More recently, Congress has taken a different view. In the 2013 Bipartisan Budget Act, Congress rescinded $693 million in funding from the Assets Forfeiture Fund and an additional $867 million from the Treasury Forfeiture Fund to cover budgetary shortfalls elsewhere in the federal budget. It repeated this maneuver in the recently enacted 2015 Bipartisan Budget Act, withdrawing $746 million from the Assets Forfeiture Fund. Between the two major budget deals, Congress used $2.3 billion of forfeiture funds to offset spending increases in non–law enforcement areas.

Congress has clearly determined that there are other, more pressing, uses for at least some forfeiture revenues. But to capture forfeiture funds to spend on non-law enforcement purposes, Congress must permanently rescind the money from the Assets and Treasury Forfeiture Funds, accounts it deliberately set up to keep funds outside the normal appropriations process and reserved solely for law enforcement.

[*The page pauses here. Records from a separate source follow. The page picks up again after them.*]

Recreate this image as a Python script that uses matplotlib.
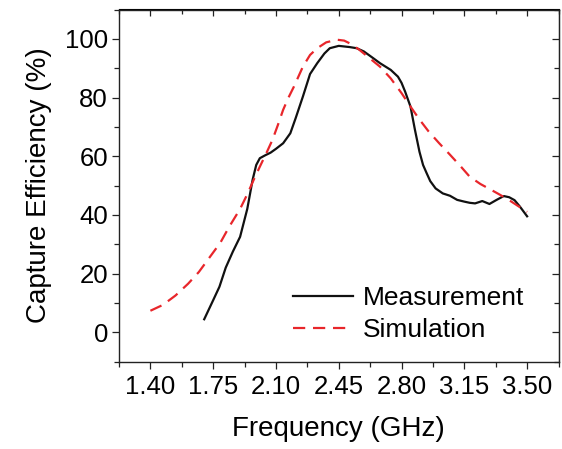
import matplotlib.pyplot as plt
from matplotlib.ticker import MultipleLocator

# ----------------
# DATA
# ----------------

meas_freq = [1.70, 1.75, 1.785, 1.82, 1.86, 1.90, 1.94, 1.97, 1.99, 2.01, 2.04, 2.07,
             2.10, 2.14, 2.18, 2.21, 2.25, 2.29, 2.33, 2.37, 2.40, 2.45, 2.51, 2.55,
             2.59, 2.64, 2.68, 2.74, 2.78, 2.80, 2.82, 2.85, 2.875, 2.90, 2.92, 2.94,
             2.96, 2.99, 3.03, 3.07, 3.11, 3.15, 3.18, 3.21, 3.25, 3.29, 3.33, 3.37,
             3.40, 3.43, 3.46, 3.50]
meas_eff = [4.4, 10.9, 15.5, 22.0, 27.5, 32.5, 42.0, 52.0, 57.0, 59.3, 60.3, 61.2,
            62.5, 64.4, 67.8, 73.0, 80.3, 88.0, 91.7, 95.0, 96.8, 97.6, 97.2, 96.8,
            95.7, 93.5, 91.7, 89.4, 87.1, 85.0, 82.0, 76.9, 68.9, 61.5, 57.0, 54.2,
            51.5, 49.0, 47.3, 46.5, 45.1, 44.5, 44.1, 43.9, 44.7, 43.7, 45.1, 46.4,
            46.0, 45.0, 42.8, 39.5]

sim_freq = [1.40, 1.47, 1.54, 1.61, 1.67, 1.73, 1.79, 1.84, 1.90, 1.94, 1.98, 2.01,
            2.05, 2.08, 2.11, 2.14, 2.17, 2.20, 2.25, 2.29, 2.33, 2.38, 2.44, 2.48,
            2.51, 2.56, 2.61, 2.68, 2.74, 2.80, 2.85, 2.90, 2.95, 3.01, 3.07, 3.13,
            3.18, 3.24, 3.30, 3.35, 3.40, 3.45, 3.50]
sim_eff = [7.3, 9.3, 12.5, 16.5, 20.5, 25.5, 30.5, 36.0, 42.0, 47.0, 52.5, 56.4,
           61.5, 65.5, 70.5, 75.8, 80.0, 83.7, 90.5, 94.5, 96.8, 98.8, 99.7, 99.4,
           98.5, 96.5, 94.0, 90.5, 86.5, 81.5, 76.9, 72.5, 68.5, 64.4, 60.5, 56.5,
           53.0, 50.5, 48.5, 46.8, 45.0, 43.0, 41.0]

x_ticks = [1.40, 1.75, 2.10, 2.45, 2.80, 3.15, 3.50]
y_ticks = [0, 20, 40, 60, 80, 100]

# ----------------
# PLOT
# ----------------

plt.rcParams['font.family'] = ['Liberation Sans', 'DejaVu Sans']

fig = plt.figure(figsize=(5.62, 4.49), dpi=100)
ax = fig.add_axes([119 / 562, 1 - 361.5 / 449, (558.5 - 119) / 562, (361.5 - 9.5) / 449])

ax.plot(meas_freq, meas_eff, color='#111111', lw=1.6, label='Measurement',
        solid_joinstyle='round')
ax.plot(sim_freq, sim_eff, color='#e8262b', lw=1.6, dashes=(5.5, 3.5), label='Simulation')

ax.set_xlim(1.225, 3.675)
ax.set_ylim(-10, 110)
ax.set_xticks(x_ticks)
ax.set_xticklabels([f'{t:.2f}' for t in x_ticks])
ax.set_yticks(y_ticks)
ax.xaxis.set_minor_locator(MultipleLocator(0.175))
ax.yaxis.set_minor_locator(MultipleLocator(10))

for s in ax.spines.values():
    s.set_linewidth(1.0)
    s.set_color('#222222')

ax.tick_params(which='both', direction='out', width=0.9, labelsize=18.5, color='#222222')
ax.tick_params(which='major', length=5)
ax.tick_params(which='minor', length=3.5)
ax.tick_params(axis='x', pad=5)
ax.tick_params(axis='y', pad=3)

# mirrored ticks pointing inward on top and right
top = ax.secondary_xaxis('top')
top.set_xticks(x_ticks)
top.xaxis.set_minor_locator(MultipleLocator(0.175))
top.tick_params(which='both', direction='in', labeltop=False, width=0.9, color='#222222')
top.tick_params(which='major', length=5)
top.tick_params(which='minor', length=3.5)
right = ax.secondary_yaxis('right')
right.set_yticks(y_ticks)
right.yaxis.set_minor_locator(MultipleLocator(10))
right.tick_params(which='both', direction='in', labelright=False, width=0.9, color='#222222')
right.tick_params(which='major', length=5)
right.tick_params(which='minor', length=3.5)

ax.set_xlabel('Frequency (GHz)', fontsize=20, labelpad=12)
ax.set_ylabel('Capture Efficiency (%)', fontsize=20, labelpad=9)

ax.legend(loc='center left', bbox_to_anchor=(0.395, 0.134), frameon=False,
          fontsize=19, handlelength=2.3, handletextpad=0.35, labelspacing=0.3,
          borderpad=0, borderaxespad=0)

fig.savefig('out.png', dpi=100)
plt.close(fig)
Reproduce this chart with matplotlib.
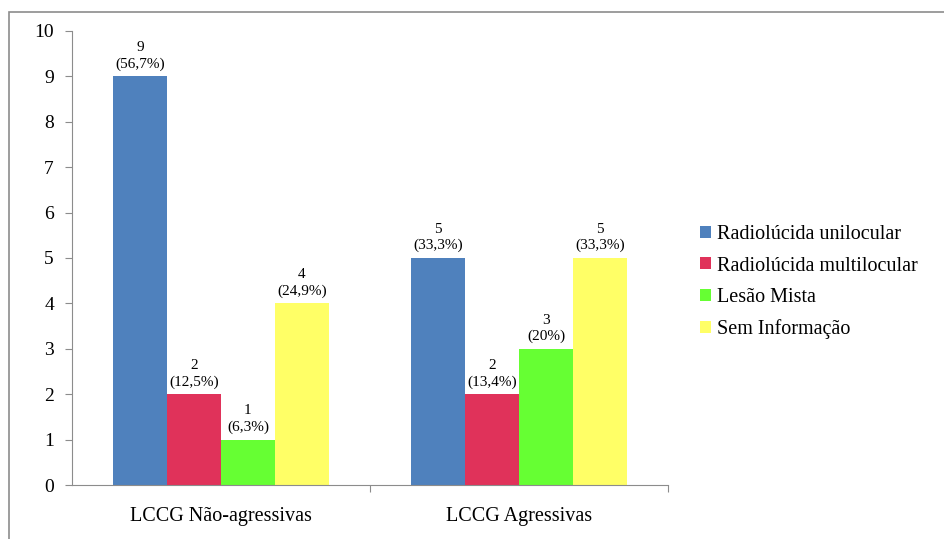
import numpy as np
import matplotlib.pyplot as plt
from matplotlib.patches import Rectangle

plt.rcParams['font.family'] = ['Liberation Serif', 'DejaVu Serif']

groups = ['LCCG Não-agressivas', 'LCCG Agressivas']
series = ['Radiolúcida unilocular', 'Radiolúcida multilocular', 'Lesão Mista', 'Sem Informação']
values = [[9, 5], [2, 2], [1, 3], [4, 5]]
pct = [['56,7%', '33,3%'], ['12,5%', '13,4%'], ['6,3%', '20%'], ['24,9%', '33,3%']]
colors = ['#4F81BD', '#E0325A', '#66FF33', '#FFFF66']

fig = plt.figure(figsize=(9.45, 5.39), dpi=100)
# chart frame
fig.patches.append(Rectangle((9/945, -0.01), 1.0, 1 - 12/539 + 0.01, transform=fig.transFigure,
                             fill=False, edgecolor='#8c8c8c', linewidth=1.2))
ax = fig.add_axes([72/945, 1 - 485/539, 596/945, 454/539])

x = np.arange(len(groups))
w = 0.181
for i in range(len(series)):
    xs = x + (i - 1.5) * w
    ax.bar(xs, values[i], width=w, color=colors[i], label=series[i])
    for j in range(len(groups)):
        ax.annotate(f"{values[i][j]}\n({pct[i][j]})", (xs[j], values[i][j]),
                    xytext=(0, 4), textcoords='offset points', ha='center', va='bottom',
                    fontsize=11, linespacing=1.3)

ax.set_xlim(-0.5, 1.5)
ax.set_ylim(0, 10)
ax.set_yticks(range(0, 11))
ax.set_xticks([0.5, 1.5], minor=False)
ax.set_xticklabels(['', ''])
ax.set_xticks(x, minor=True)
ax.set_xticklabels(groups, minor=True, fontsize=14.5)
ax.tick_params(axis='x', which='minor', length=0, pad=16)
ax.tick_params(axis='x', which='major', length=5, color='#8c8c8c')
ax.tick_params(axis='y', length=5, color='#8c8c8c', labelsize=14, pad=8)
for s in ['top', 'right']:
    ax.spines[s].set_visible(False)
for s in ['left', 'bottom']:
    ax.spines[s].set_color('#8c8c8c')

ax.legend(loc='upper left', bbox_to_anchor=(692/945, 1 - 217/539), bbox_transform=fig.transFigure,
          frameon=False, fontsize=14.5, handlelength=0.55, handleheight=0.55, handletextpad=0.3,
          labelspacing=0.62, borderaxespad=0)

fig.savefig('out.png', dpi=100)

Continued unanticipated funding rescissions present a potentially serious problem. Many law enforcement agencies depend on the funds in these accounts to finance a substantial portion of their operations. Unexpected billion-dollar rescissions of funds risk causing real and potentially serious budget shortfalls that local and state lawmakers may be unable to cover on short notice. Even worse, agencies may feel they have no choice but to seize and seek forfeiture even more frequently to ensure adequate forfeiture revenues, resulting in real and potentially serious consequences to innocent property owners.

Returning Proceeds to the General Fund

Returning forfeiture revenues to the General Fund would stabilize agency budgets, end the profit incentive that has all too often warped law enforcement priorities, and restore the power of the purse to local, state, and federal legislatures. Congress would be free to appropriate federal forfeiture revenues as it sees fit to meet competing and changing policy challenges.

This does not automatically mean that law enforcement agencies will see reductions in their budgets. Reforming civil forfeiture is not about cutting funding to the agencies responsible for enforcing the laws and keeping the public safe. Indeed, these agencies should be fully and generously funded. If they have a genuine need for a disbursement of funds from the public treasury, they will have a compelling case to make before legislators. Law enforcement agencies were funded without forfeiture proceeds for two centuries; there is no reason this historically tried-and-true system cannot work today.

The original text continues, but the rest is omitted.